Exercise aim = Begin the copy with the line that contains "Write a component" and end it with the line that contains "const colorbarTicks = [0, 200, 400, 600, 800];". Print these lines exactly and omit all pictures.

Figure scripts

━━━━━━━━

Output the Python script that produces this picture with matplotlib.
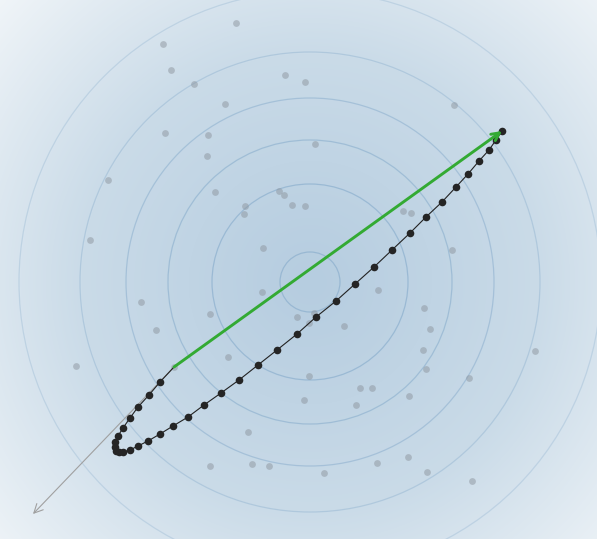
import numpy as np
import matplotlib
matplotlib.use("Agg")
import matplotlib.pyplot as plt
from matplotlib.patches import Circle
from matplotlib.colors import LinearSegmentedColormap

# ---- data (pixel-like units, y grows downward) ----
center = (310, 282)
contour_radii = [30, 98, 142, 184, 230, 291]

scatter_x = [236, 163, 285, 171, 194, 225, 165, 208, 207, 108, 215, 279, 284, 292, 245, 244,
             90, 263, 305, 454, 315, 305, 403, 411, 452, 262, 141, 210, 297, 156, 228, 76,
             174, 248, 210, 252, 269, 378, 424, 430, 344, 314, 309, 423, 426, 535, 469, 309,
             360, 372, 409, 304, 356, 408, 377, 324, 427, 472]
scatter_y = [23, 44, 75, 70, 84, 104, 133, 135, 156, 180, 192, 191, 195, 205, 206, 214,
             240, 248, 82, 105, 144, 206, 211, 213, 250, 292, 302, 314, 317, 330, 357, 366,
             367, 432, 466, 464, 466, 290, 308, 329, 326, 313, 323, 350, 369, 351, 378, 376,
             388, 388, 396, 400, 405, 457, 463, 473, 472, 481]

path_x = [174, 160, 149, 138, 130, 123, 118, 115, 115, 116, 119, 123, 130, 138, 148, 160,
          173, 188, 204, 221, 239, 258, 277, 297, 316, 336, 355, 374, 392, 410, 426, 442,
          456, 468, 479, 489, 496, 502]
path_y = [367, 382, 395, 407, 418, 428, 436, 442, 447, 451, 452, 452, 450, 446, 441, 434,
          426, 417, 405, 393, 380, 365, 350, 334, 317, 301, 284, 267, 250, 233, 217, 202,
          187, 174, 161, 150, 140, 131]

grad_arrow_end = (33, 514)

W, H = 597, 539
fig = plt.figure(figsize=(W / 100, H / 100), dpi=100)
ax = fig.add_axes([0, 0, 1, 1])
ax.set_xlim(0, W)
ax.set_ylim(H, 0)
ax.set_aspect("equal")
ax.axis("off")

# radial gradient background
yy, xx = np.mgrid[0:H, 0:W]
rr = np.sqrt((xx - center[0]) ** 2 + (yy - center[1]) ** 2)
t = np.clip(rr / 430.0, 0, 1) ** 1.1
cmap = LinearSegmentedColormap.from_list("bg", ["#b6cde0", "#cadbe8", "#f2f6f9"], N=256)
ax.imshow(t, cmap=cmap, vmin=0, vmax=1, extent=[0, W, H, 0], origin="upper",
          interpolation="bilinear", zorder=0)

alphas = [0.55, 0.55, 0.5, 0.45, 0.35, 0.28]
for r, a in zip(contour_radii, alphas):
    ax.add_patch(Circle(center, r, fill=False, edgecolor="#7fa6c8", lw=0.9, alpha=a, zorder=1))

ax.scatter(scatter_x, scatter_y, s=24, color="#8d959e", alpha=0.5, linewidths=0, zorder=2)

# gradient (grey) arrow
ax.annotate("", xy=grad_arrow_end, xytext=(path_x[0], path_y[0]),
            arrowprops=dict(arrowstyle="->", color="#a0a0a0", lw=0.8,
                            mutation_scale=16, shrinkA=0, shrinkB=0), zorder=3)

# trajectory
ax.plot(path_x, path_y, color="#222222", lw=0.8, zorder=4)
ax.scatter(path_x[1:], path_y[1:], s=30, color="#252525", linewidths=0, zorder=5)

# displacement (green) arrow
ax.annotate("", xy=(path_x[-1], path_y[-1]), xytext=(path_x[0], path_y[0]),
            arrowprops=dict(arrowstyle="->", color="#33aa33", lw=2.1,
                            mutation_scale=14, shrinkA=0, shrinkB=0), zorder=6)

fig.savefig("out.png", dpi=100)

━━━━━━━━

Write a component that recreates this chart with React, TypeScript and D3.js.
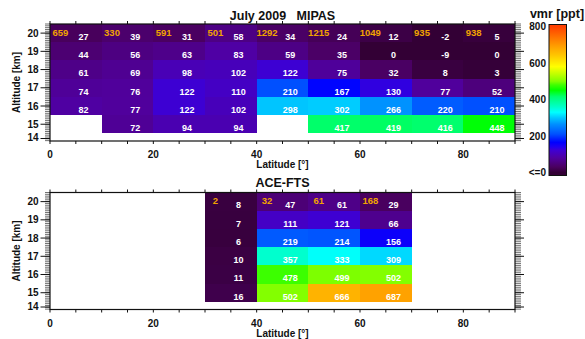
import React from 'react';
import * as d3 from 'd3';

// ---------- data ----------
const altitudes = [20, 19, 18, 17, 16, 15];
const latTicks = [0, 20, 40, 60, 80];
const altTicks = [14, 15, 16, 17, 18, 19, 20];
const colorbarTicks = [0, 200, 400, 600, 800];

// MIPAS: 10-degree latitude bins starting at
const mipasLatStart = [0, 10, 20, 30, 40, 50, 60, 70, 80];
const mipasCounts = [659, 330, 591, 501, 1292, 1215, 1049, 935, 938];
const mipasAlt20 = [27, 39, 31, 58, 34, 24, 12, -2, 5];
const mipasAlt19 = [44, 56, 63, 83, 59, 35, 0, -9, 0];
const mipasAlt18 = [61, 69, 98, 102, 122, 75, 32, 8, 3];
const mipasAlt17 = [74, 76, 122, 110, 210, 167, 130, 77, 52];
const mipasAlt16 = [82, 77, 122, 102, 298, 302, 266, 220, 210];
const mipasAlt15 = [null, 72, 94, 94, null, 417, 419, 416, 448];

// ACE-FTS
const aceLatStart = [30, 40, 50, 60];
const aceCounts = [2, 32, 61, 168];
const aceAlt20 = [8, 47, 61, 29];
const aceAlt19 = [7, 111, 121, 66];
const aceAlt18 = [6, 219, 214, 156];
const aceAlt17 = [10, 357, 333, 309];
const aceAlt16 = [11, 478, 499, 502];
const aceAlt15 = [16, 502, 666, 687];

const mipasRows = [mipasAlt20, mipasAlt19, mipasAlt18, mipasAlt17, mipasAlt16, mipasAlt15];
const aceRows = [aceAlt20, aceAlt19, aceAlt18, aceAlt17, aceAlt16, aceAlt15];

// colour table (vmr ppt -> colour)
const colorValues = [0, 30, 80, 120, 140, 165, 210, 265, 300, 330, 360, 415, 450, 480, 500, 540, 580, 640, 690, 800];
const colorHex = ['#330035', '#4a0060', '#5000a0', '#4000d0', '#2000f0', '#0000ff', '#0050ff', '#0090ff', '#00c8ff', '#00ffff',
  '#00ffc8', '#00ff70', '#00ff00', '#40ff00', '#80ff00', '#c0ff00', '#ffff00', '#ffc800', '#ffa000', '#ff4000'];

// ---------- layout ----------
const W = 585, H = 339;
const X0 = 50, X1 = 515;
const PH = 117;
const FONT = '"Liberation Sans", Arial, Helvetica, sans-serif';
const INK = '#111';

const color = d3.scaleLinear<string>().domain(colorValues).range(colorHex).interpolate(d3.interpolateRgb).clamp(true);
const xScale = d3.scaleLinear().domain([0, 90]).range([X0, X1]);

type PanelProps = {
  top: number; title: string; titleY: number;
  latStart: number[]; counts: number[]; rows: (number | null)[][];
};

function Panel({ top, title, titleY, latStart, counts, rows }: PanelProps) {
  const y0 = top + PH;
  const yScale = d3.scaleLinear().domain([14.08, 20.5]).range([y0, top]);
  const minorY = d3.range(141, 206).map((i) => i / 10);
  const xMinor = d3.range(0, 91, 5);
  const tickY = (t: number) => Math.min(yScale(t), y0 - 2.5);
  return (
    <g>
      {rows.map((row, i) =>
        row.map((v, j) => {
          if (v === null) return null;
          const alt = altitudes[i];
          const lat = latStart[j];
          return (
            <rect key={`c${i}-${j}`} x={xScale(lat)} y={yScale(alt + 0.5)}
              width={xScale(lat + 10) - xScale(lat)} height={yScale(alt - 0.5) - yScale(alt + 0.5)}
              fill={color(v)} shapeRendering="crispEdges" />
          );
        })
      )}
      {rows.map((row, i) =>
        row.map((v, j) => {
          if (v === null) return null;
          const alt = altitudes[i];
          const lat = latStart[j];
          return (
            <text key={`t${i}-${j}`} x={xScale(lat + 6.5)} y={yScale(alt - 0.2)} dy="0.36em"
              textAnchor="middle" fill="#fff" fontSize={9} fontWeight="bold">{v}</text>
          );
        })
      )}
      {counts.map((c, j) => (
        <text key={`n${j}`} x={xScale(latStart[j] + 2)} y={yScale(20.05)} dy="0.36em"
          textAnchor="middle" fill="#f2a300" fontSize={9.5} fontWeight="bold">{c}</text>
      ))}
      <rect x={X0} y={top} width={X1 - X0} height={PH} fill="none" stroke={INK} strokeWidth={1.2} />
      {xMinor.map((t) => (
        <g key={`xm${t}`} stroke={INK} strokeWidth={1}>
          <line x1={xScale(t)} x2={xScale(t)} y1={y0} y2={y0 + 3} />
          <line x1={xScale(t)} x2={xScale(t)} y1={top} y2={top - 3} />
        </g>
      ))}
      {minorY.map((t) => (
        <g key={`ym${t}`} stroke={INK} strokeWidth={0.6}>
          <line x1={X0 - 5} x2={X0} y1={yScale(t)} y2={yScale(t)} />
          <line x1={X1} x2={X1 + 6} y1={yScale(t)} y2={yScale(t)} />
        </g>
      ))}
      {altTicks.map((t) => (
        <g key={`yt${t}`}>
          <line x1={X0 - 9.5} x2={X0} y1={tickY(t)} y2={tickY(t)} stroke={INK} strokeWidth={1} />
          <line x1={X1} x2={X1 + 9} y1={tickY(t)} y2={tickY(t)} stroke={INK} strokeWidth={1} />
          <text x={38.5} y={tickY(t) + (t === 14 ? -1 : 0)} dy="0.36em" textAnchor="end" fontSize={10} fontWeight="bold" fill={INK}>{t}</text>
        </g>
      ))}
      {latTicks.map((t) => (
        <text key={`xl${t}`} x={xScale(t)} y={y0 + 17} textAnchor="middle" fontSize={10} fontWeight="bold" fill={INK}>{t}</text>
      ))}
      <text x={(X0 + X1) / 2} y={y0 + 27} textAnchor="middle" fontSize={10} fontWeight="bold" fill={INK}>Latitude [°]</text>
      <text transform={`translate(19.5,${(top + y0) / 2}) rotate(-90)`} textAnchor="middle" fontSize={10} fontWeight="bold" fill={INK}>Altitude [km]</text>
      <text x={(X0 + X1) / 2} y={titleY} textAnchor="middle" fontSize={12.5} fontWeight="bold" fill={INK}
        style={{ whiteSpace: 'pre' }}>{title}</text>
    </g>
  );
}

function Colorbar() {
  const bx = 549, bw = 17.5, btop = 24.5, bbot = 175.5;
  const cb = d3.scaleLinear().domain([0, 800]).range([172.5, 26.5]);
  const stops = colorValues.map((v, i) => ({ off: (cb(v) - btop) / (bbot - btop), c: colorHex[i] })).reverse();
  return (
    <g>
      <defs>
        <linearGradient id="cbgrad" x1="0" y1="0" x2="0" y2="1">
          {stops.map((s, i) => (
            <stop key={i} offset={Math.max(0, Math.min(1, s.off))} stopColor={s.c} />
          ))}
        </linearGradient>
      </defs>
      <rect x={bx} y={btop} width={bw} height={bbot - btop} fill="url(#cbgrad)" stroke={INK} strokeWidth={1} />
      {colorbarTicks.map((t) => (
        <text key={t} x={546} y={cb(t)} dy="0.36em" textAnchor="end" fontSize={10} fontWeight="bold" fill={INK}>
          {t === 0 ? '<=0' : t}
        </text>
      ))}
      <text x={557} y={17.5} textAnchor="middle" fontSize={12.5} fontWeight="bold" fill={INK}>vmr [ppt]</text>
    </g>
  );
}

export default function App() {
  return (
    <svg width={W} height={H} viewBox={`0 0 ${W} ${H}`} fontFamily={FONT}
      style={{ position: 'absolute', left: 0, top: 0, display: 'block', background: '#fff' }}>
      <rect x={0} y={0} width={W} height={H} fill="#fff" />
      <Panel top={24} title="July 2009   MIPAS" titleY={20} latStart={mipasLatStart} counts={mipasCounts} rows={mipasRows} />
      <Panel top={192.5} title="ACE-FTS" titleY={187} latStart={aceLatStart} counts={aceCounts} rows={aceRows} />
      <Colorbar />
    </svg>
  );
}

━━━━━━━━

Complete answer =
Write a component that recreates this chart with React, TypeScript and D3.js.
import React from 'react';
import * as d3 from 'd3';

// ---------- data ----------
const altitudes = [20, 19, 18, 17, 16, 15];
const latTicks = [0, 20, 40, 60, 80];
const altTicks = [14, 15, 16, 17, 18, 19, 20];
const colorbarTicks = [0, 200, 400, 600, 800];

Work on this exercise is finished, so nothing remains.